BEGIN

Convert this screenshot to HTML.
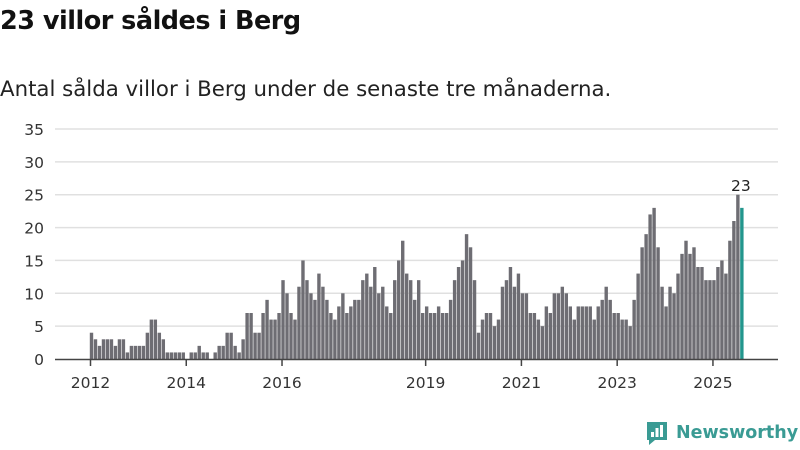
<!DOCTYPE html>
<html><head><meta charset="utf-8"><style>
body{margin:0;background:#fff;font-family:"DejaVu Sans","Liberation Sans",sans-serif;}
#wrap{position:relative;width:800px;height:450px;overflow:hidden;}
h1{position:absolute;left:0;top:6px;margin:0;font-size:25.5px;font-weight:bold;color:#111;letter-spacing:-0.5px;}
p{position:absolute;left:0;top:77px;margin:0;font-size:21.3px;color:#222;}
</style></head><body>
<div id="wrap">
<h1>23 villor såldes i Berg</h1>
<p>Antal sålda villor i Berg under de senaste tre månaderna.</p>
<svg id="chart" width="800" height="450" style="position:absolute;left:0;top:0"></svg>
<div style="position:absolute;left:645px;top:420px;display:flex;align-items:center;">
<svg width="24" height="26"><path d="M2 2h20v18H10l-6 5v-5H2z" fill="#3a9b94"/><rect x="6" y="12" width="3" height="5" fill="#fff"/><rect x="10.5" y="8" width="3" height="9" fill="#fff"/><rect x="15" y="5" width="3" height="12" fill="#fff"/></svg>
<span style="font-size:17.5px;font-weight:bold;color:#3a9b94;margin-left:7px;font-family:'DejaVu Sans',sans-serif;">Newsworthy</span>
</div>
</div>
<script>
const values=[4,3,2,3,3,3,2,3,3,1,2,2,2,2,4,6,6,4,3,1,1,1,1,1,0,1,1,2,1,1,0,1,2,2,4,4,2,1,3,7,
7,4,4,7,9,6,6,7,12,10,7,6,11,15,12,10,9,13,11,9,7,6,8,10,7,8,9,9,12,13,11,14,10,11,8,7,12,15,18,13,12,9,
12,7,8,7,7,8,7,7,9,12,14,15,19,17,12,4,6,7,7,5,6,11,12,14,11,13,10,10,7,7,6,5,8,7,10,10,11,10,8,6,
8,8,8,8,6,8,9,11,9,7,7,6,6,5,9,13,17,19,22,23,17,11,8,11,10,13,16,18,16,17,14,14,12,12,12,14,15,13,18,21,25,23];
const yTicks=[0,5,10,15,20,25,30,35];
const xTickIdx=[0,24,48,84,108,132,156];
const xTickLabels=["2012","2014","2016","2019","2021","2023","2025"];
const svg=document.getElementById('chart');
const NS='http://www.w3.org/2000/svg';
const y=v=>359-v*6.571;
const x=i=>91.5+i*3.99;
function mk(t,a){const e=document.createElementNS(NS,t);for(const k in a)e.setAttribute(k,a[k]);svg.appendChild(e);return e;}
yTicks.forEach(t=>{
 if(t>0){const g=mk('line',{x1:55,x2:778,y1:y(t),y2:y(t),stroke:'#e0e0e0','stroke-width':1.5});
 
 }
 const l=mk('text',{x:44,y:y(t)+6,'text-anchor':'end','font-size':15.5,fill:'#333','font-family':'DejaVu Sans, sans-serif'});
 l.textContent=t;
 
 
});
values.forEach((v,i)=>{
 const last=i===values.length-1;
 const r=mk('rect',{x:x(i)-1.7,y:y(v),width:3.4,height:v*6.571,fill:last?'#23968d':'#6e6d73'});
 
 
});
const li=values.length-1;
const vl=mk('text',{x:x(li)-1,y:y(values[li])-17,'text-anchor':'middle','font-size':15.5,fill:'#222','font-family':'DejaVu Sans, sans-serif'});
vl.textContent=values[li];


const ax=mk('line',{x1:55,x2:778,y1:359.5,y2:359.5,stroke:'#444','stroke-width':1.5});


xTickIdx.forEach((ix,k)=>{
 const t=mk('line',{x1:x(ix)-1,x2:x(ix)-1,y1:359,y2:366,stroke:'#444','stroke-width':1.5});
 
 
 const l=mk('text',{x:x(ix)-1,y:388,'text-anchor':'middle','font-size':15.5,fill:'#333','font-family':'DejaVu Sans, sans-serif'});
 l.textContent=xTickLabels[k];
 
 
});
</script>
</body></html>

END

WORK TO COMPLETE
Reproduce the material above verbatim; omit every picture.

EXPECTED ANSWER
Convert this screenshot to HTML.
<!DOCTYPE html>
<html><head><meta charset="utf-8"><style>
body{margin:0;background:#fff;font-family:"DejaVu Sans","Liberation Sans",sans-serif;}
#wrap{position:relative;width:800px;height:450px;overflow:hidden;}
h1{position:absolute;left:0;top:6px;margin:0;font-size:25.5px;font-weight:bold;color:#111;letter-spacing:-0.5px;}
p{position:absolute;left:0;top:77px;margin:0;font-size:21.3px;color:#222;}
</style></head><body>
<div id="wrap">
<h1>23 villor såldes i Berg</h1>
<p>Antal sålda villor i Berg under de senaste tre månaderna.</p>
<svg id="chart" width="800" height="450" style="position:absolute;left:0;top:0"></svg>
<div style="position:absolute;left:645px;top:420px;display:flex;align-items:center;">
<svg width="24" height="26"><path d="M2 2h20v18H10l-6 5v-5H2z" fill="#3a9b94"/><rect x="6" y="12" width="3" height="5" fill="#fff"/><rect x="10.5" y="8" width="3" height="9" fill="#fff"/><rect x="15" y="5" width="3" height="12" fill="#fff"/></svg>
<span style="font-size:17.5px;font-weight:bold;color:#3a9b94;margin-left:7px;font-family:'DejaVu Sans',sans-serif;">Newsworthy</span>
</div>
</div>
<script>
const values=[4,3,2,3,3,3,2,3,3,1,2,2,2,2,4,6,6,4,3,1,1,1,1,1,0,1,1,2,1,1,0,1,2,2,4,4,2,1,3,7,
7,4,4,7,9,6,6,7,12,10,7,6,11,15,12,10,9,13,11,9,7,6,8,10,7,8,9,9,12,13,11,14,10,11,8,7,12,15,18,13,12,9,
12,7,8,7,7,8,7,7,9,12,14,15,19,17,12,4,6,7,7,5,6,11,12,14,11,13,10,10,7,7,6,5,8,7,10,10,11,10,8,6,
8,8,8,8,6,8,9,11,9,7,7,6,6,5,9,13,17,19,22,23,17,11,8,11,10,13,16,18,16,17,14,14,12,12,12,14,15,13,18,21,25,23];
const yTicks=[0,5,10,15,20,25,30,35];
const xTickIdx=[0,24,48,84,108,132,156];
const xTickLabels=["2012","2014","2016","2019","2021","2023","2025"];
const svg=document.getElementById('chart');
const NS='http://www.w3.org/2000/svg';
const y=v=>359-v*6.571;
const x=i=>91.5+i*3.99;
function mk(t,a){const e=document.createElementNS(NS,t);for(const k in a)e.setAttribute(k,a[k]);svg.appendChild(e);return e;}
yTicks.forEach(t=>{
 if(t>0){const g=mk('line',{x1:55,x2:778,y1:y(t),y2:y(t),stroke:'#e0e0e0','stroke-width':1.5});
 
 }
 const l=mk('text',{x:44,y:y(t)+6,'text-anchor':'end','font-size':15.5,fill:'#333','font-family':'DejaVu Sans, sans-serif'});
 l.textContent=t;
 
 
});
values.forEach((v,i)=>{
 const last=i===values.length-1;
 const r=mk('rect',{x:x(i)-1.7,y:y(v),width:3.4,height:v*6.571,fill:last?'#23968d':'#6e6d73'});
 
 
});
const li=values.length-1;
const vl=mk('text',{x:x(li)-1,y:y(values[li])-17,'text-anchor':'middle','font-size':15.5,fill:'#222','font-family':'DejaVu Sans, sans-serif'});
vl.textContent=values[li];


const ax=mk('line',{x1:55,x2:778,y1:359.5,y2:359.5,stroke:'#444','stroke-width':1.5});


xTickIdx.forEach((ix,k)=>{
 const t=mk('line',{x1:x(ix)-1,x2:x(ix)-1,y1:359,y2:366,stroke:'#444','stroke-width':1.5});
 
 
 const l=mk('text',{x:x(ix)-1,y:388,'text-anchor':'middle','font-size':15.5,fill:'#333','font-family':'DejaVu Sans, sans-serif'});
 l.textContent=xTickLabels[k];
 
 
});
</script>
</body></html>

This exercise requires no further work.